**COLLECTED MATERIAL:**

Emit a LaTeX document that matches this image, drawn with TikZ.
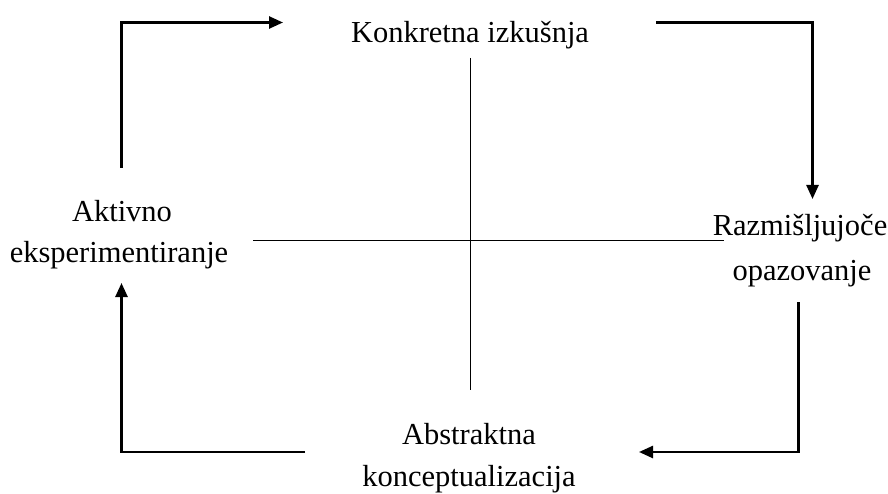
\documentclass[tikz,border=0pt]{standalone}
\usepackage{fontspec}
\setmainfont{Liberation Serif}
\usetikzlibrary{arrows.meta}
\tikzset{
  lbl/.style={font=\fontsize{30.5}{42}\selectfont, inner sep=0pt, anchor=base},
  flow/.style={line width=2.5pt, -{Triangle[length=14pt,width=12pt]}},
  axis/.style={line width=0.9pt}
}
\begin{document}
\begin{tikzpicture}[x=1pt,y=-1pt]
\useasboundingbox (0,0) rectangle (888,494);
\node[lbl] (K) at (470,43) {Konkretna izkušnja};
\node[lbl] (A1) at (122,222) {Aktivno};
\node[lbl] (A2) at (119,262) {eksperimentiranje};
\node[lbl] (R1) at (800,236) {Razmišljujoče};
\node[lbl] (R2) at (802,280) {opazovanje};
\node[lbl] (B1) at (469,444) {Abstraktna};
\node[lbl] (B2) at (469,486) {konceptualizacija};
% axes
\coordinate (vt) at (470,58);
\coordinate (vb) at (470,390);
\coordinate (hl) at (253,240);
\coordinate (hr) at (724,240);
\draw[axis] (vt) -- (vb);
\draw[axis] (hl) -- (hr);
% cycle arrows
\coordinate (s1) at (121.5,168);
\coordinate (e1) at (283,22.5);
\coordinate (s2) at (656,22.5);
\coordinate (e2) at (812.5,199);
\coordinate (s3) at (798.5,302);
\coordinate (e3) at (639,452);
\coordinate (s4) at (305,452);
\coordinate (e4) at (121.5,283);
\draw[flow] (s1) |- (e1);
\draw[flow] (s2) -| (e2);
\draw[flow] (s3) |- (e3);
\draw[flow] (s4) -| (e4);
\end{tikzpicture}
\end{document}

**TO BE DONE:** Copy the data character for character, but drop all pictures from the copy.

**TASK RESPONSE:**
Emit a LaTeX document that matches this image, drawn with TikZ.
\documentclass[tikz,border=0pt]{standalone}
\usepackage{fontspec}
\setmainfont{Liberation Serif}
\usetikzlibrary{arrows.meta}
\tikzset{
  lbl/.style={font=\fontsize{30.5}{42}\selectfont, inner sep=0pt, anchor=base},
  flow/.style={line width=2.5pt, -{Triangle[length=14pt,width=12pt]}},
  axis/.style={line width=0.9pt}
}
\begin{document}
\begin{tikzpicture}[x=1pt,y=-1pt]
\useasboundingbox (0,0) rectangle (888,494);
\node[lbl] (K) at (470,43) {Konkretna izkušnja};
\node[lbl] (A1) at (122,222) {Aktivno};
\node[lbl] (A2) at (119,262) {eksperimentiranje};
\node[lbl] (R1) at (800,236) {Razmišljujoče};
\node[lbl] (R2) at (802,280) {opazovanje};
\node[lbl] (B1) at (469,444) {Abstraktna};
\node[lbl] (B2) at (469,486) {konceptualizacija};
% axes
\coordinate (vt) at (470,58);
\coordinate (vb) at (470,390);
\coordinate (hl) at (253,240);
\coordinate (hr) at (724,240);
\draw[axis] (vt) -- (vb);
\draw[axis] (hl) -- (hr);
% cycle arrows
\coordinate (s1) at (121.5,168);
\coordinate (e1) at (283,22.5);
\coordinate (s2) at (656,22.5);
\coordinate (e2) at (812.5,199);
\coordinate (s3) at (798.5,302);
\coordinate (e3) at (639,452);
\coordinate (s4) at (305,452);
\coordinate (e4) at (121.5,283);
\draw[flow] (s1) |- (e1);
\draw[flow] (s2) -| (e2);
\draw[flow] (s3) |- (e3);
\draw[flow] (s4) -| (e4);
\end{tikzpicture}
\end{document}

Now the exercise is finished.